• **INFORMATION SUPPLIED**:

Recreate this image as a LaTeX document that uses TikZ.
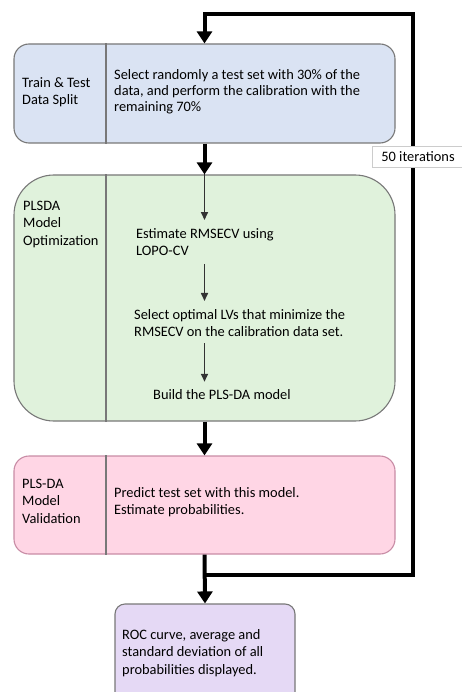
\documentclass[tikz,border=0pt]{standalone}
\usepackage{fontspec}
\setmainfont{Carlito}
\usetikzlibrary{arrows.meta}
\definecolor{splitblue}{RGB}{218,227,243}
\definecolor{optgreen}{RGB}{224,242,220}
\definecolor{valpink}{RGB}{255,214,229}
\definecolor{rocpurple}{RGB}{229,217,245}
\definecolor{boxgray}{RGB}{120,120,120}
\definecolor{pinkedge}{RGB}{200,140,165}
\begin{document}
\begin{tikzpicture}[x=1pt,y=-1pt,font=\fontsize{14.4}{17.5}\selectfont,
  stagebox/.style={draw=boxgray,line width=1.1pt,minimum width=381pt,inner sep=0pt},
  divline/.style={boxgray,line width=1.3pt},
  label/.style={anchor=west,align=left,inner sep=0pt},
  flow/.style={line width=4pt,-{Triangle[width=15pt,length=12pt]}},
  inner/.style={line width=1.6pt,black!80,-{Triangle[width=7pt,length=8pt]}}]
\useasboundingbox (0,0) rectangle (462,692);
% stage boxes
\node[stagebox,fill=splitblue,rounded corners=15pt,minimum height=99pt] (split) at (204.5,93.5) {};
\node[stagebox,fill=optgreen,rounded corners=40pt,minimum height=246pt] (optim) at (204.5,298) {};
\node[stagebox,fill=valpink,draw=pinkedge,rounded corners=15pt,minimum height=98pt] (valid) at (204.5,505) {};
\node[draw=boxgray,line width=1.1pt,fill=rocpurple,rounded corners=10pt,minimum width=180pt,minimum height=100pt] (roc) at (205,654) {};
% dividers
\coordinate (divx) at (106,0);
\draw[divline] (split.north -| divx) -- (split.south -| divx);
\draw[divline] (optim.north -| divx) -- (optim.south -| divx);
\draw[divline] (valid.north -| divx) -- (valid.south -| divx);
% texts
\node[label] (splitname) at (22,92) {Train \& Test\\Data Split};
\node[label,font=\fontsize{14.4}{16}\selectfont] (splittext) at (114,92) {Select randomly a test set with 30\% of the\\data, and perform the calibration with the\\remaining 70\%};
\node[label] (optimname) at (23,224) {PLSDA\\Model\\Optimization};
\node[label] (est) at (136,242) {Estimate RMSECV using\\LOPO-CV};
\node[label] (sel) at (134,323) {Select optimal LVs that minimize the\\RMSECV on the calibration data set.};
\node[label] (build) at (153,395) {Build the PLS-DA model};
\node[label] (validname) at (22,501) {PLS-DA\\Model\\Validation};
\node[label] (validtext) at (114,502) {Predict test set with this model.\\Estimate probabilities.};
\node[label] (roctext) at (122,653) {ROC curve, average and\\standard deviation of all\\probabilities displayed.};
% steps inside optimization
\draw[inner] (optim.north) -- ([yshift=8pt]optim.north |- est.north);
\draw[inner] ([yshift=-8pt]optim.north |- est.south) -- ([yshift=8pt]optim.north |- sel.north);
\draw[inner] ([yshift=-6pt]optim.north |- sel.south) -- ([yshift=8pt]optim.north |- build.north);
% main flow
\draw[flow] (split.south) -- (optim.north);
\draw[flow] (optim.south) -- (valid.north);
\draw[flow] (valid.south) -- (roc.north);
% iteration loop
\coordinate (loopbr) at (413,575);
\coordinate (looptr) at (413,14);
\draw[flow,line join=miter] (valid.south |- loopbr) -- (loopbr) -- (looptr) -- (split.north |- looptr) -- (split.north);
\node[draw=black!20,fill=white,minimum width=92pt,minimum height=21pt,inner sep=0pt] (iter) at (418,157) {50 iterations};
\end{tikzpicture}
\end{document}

• **WHAT YOU ARE ASKED TO DO**: Keep the pictures out of the copy and write out the data exactly as it stands.

• **FULL ANSWER**:
Recreate this image as a LaTeX document that uses TikZ.
\documentclass[tikz,border=0pt]{standalone}
\usepackage{fontspec}
\setmainfont{Carlito}
\usetikzlibrary{arrows.meta}
\definecolor{splitblue}{RGB}{218,227,243}
\definecolor{optgreen}{RGB}{224,242,220}
\definecolor{valpink}{RGB}{255,214,229}
\definecolor{rocpurple}{RGB}{229,217,245}
\definecolor{boxgray}{RGB}{120,120,120}
\definecolor{pinkedge}{RGB}{200,140,165}
\begin{document}
\begin{tikzpicture}[x=1pt,y=-1pt,font=\fontsize{14.4}{17.5}\selectfont,
  stagebox/.style={draw=boxgray,line width=1.1pt,minimum width=381pt,inner sep=0pt},
  divline/.style={boxgray,line width=1.3pt},
  label/.style={anchor=west,align=left,inner sep=0pt},
  flow/.style={line width=4pt,-{Triangle[width=15pt,length=12pt]}},
  inner/.style={line width=1.6pt,black!80,-{Triangle[width=7pt,length=8pt]}}]
\useasboundingbox (0,0) rectangle (462,692);
% stage boxes
\node[stagebox,fill=splitblue,rounded corners=15pt,minimum height=99pt] (split) at (204.5,93.5) {};
\node[stagebox,fill=optgreen,rounded corners=40pt,minimum height=246pt] (optim) at (204.5,298) {};
\node[stagebox,fill=valpink,draw=pinkedge,rounded corners=15pt,minimum height=98pt] (valid) at (204.5,505) {};
\node[draw=boxgray,line width=1.1pt,fill=rocpurple,rounded corners=10pt,minimum width=180pt,minimum height=100pt] (roc) at (205,654) {};
% dividers
\coordinate (divx) at (106,0);
\draw[divline] (split.north -| divx) -- (split.south -| divx);
\draw[divline] (optim.north -| divx) -- (optim.south -| divx);
\draw[divline] (valid.north -| divx) -- (valid.south -| divx);
% texts
\node[label] (splitname) at (22,92) {Train \& Test\\Data Split};
\node[label,font=\fontsize{14.4}{16}\selectfont] (splittext) at (114,92) {Select randomly a test set with 30\% of the\\data, and perform the calibration with the\\remaining 70\%};
\node[label] (optimname) at (23,224) {PLSDA\\Model\\Optimization};
\node[label] (est) at (136,242) {Estimate RMSECV using\\LOPO-CV};
\node[label] (sel) at (134,323) {Select optimal LVs that minimize the\\RMSECV on the calibration data set.};
\node[label] (build) at (153,395) {Build the PLS-DA model};
\node[label] (validname) at (22,501) {PLS-DA\\Model\\Validation};
\node[label] (validtext) at (114,502) {Predict test set with this model.\\Estimate probabilities.};
\node[label] (roctext) at (122,653) {ROC curve, average and\\standard deviation of all\\probabilities displayed.};
% steps inside optimization
\draw[inner] (optim.north) -- ([yshift=8pt]optim.north |- est.north);
\draw[inner] ([yshift=-8pt]optim.north |- est.south) -- ([yshift=8pt]optim.north |- sel.north);
\draw[inner] ([yshift=-6pt]optim.north |- sel.south) -- ([yshift=8pt]optim.north |- build.north);
% main flow
\draw[flow] (split.south) -- (optim.north);
\draw[flow] (optim.south) -- (valid.north);
\draw[flow] (valid.south) -- (roc.north);
% iteration loop
\coordinate (loopbr) at (413,575);
\coordinate (looptr) at (413,14);
\draw[flow,line join=miter] (valid.south |- loopbr) -- (loopbr) -- (looptr) -- (split.north |- looptr) -- (split.north);
\node[draw=black!20,fill=white,minimum width=92pt,minimum height=21pt,inner sep=0pt] (iter) at (418,157) {50 iterations};
\end{tikzpicture}
\end{document}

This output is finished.